PS: Don't confuse this with me asking for helps to hack other's solutions. All I merely am asking is a yes or no to the question. Thanks! :)
There are many hacked solutions for A and B task, so possible some tricky testcases exist ;)
Wow, I use to teach how to calculate interpolating polynomials, but in a straight-forward way...
Couldn't believe they could be used in competitive programming until now!
Problem C have really tight time limits. I wrote O(N) solution in Java and it exceeded the time limit on test 20. It only passed when I moved the solution to C++ with scanf/printf.
I used BufferedReader and StringTokenizer in my java solution, so it's not a problem with slow Scanner class.
There was no time limits problem in your solution. Actually you have used System class to print the output which is quite slow. Also you have used println which is slower especially when it is used directly by System class(writing on console sending bytes, flushing the screen etc). To make it faster create an instance of PrintStream class and use that instance to write to the console. print("\n") uses '\n' as linefeed character and println() terminate the string with new line character depending on the platform. Best to use is '%n' with printf() in java.
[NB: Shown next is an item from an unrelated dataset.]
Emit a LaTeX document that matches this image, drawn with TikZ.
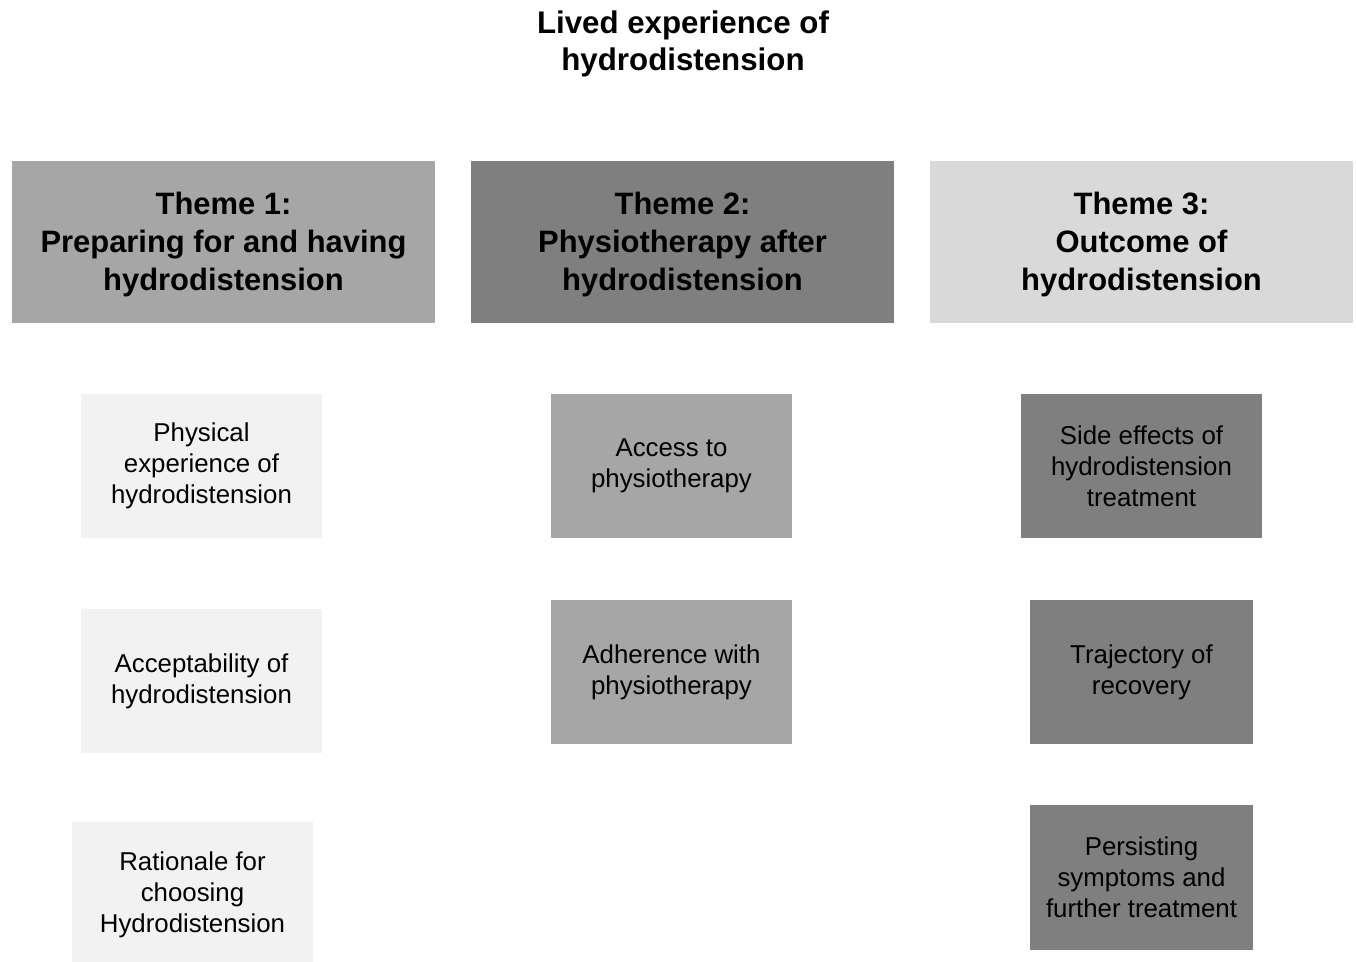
\documentclass[tikz,border=0pt]{standalone}
\usepackage{fontspec}
\setmainfont{Liberation Sans}
\usetikzlibrary{positioning}
\definecolor{themeA}{HTML}{A6A6A6}
\definecolor{themeB}{HTML}{7F7F7F}
\definecolor{themeC}{HTML}{D9D9D9}
\definecolor{subA}{HTML}{F2F2F2}

\begin{document}
\begin{tikzpicture}[
    x=0.02cm, y=-0.02cm,
    theme/.style={minimum width=8.46cm, minimum height=3.24cm, align=center, inner sep=0pt,
        font=\fontsize{17.6}{21.6}\selectfont\bfseries},
    sub/.style={minimum width=4.82cm, minimum height=2.9cm, align=center, inner sep=0pt,
        font=\fontsize{14.7}{17.6}\selectfont}
]
    \useasboundingbox (0,0) rectangle (1356,962);
    \clip (0,0) rectangle (1356,962);

    % Title
    \node[align=center, font=\fontsize{17.8}{21.2}\selectfont\bfseries] (title) at (683,44)
        {Lived experience of\\hydrodistension};

    % Theme headers
    \node[theme, fill=themeA] (t1) at (223.5,242) {\rule{0pt}{16pt}Theme 1:\\Preparing for and having\\hydrodistension};
    \node[theme, fill=themeB] (t2) at (682.5,242) {\rule{0pt}{16pt}Theme 2:\\Physiotherapy after\\hydrodistension};
    \node[theme, fill=themeC] (t3) at (1141.5,242) {\rule{0pt}{16pt}Theme 3:\\Outcome of\\hydrodistension};

    % Sub-themes, theme 1
    \node[sub, fill=subA] (s11) at (201.5,466) {Physical\\experience of\\hydrodistension};
    \node[sub, fill=subA] (s12) at (201.5,681) {Acceptability of\\hydrodistension};
    \node[sub, fill=subA] (s13) at (192.5,894.5) {Rationale for\\choosing\\Hydrodistension};

    % Sub-themes, theme 2
    \node[sub, fill=themeA] (s21) at (671.5,466) {Access to\\physiotherapy};
    \node[sub, fill=themeA] (s22) at (671.5,672) {Adherence with\\physiotherapy};

    % Sub-themes, theme 3
    \node[sub, fill=themeB] (s31) at (1141.5,466) {Side effects of\\hydrodistension\\treatment};
    \node[sub, fill=themeB, minimum width=4.46cm] (s32) at (1141.5,672) {Trajectory of\\recovery};
    \node[sub, fill=themeB, minimum width=4.46cm] (s33) at (1141.5,877.5) {Persisting\\symptoms and\\further treatment};
\end{tikzpicture}
\end{document}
15949731 15949638 15949630
Can someones guess, what hack test could be in B? halyavin have already successfully done 116 hacks:D
May be .bat with tests.cpp.
I completely overkilled C and got TLE as a return gift.
My approach-
Build a segment tree in nlogn where each node has a vector of elements of its subtree in sorted order. 2 adjacent segments will have sorted elements and so merging can be done in O(n) leading to a total build complexity of nlogn. Queries will find the range in a segment which has 'x' and then return an index outside this range. Complexity of each search is therefore log^2(n).
I realized after contest that all we need is minimum and maximum of a range to find any position which does not have x . Stupid me :/
Have the solution been rejudged already? With the full test cases and the successful hacks?
EDIT: Spoke too soon
This is the first round that I can solve problem D, although I was not in the field.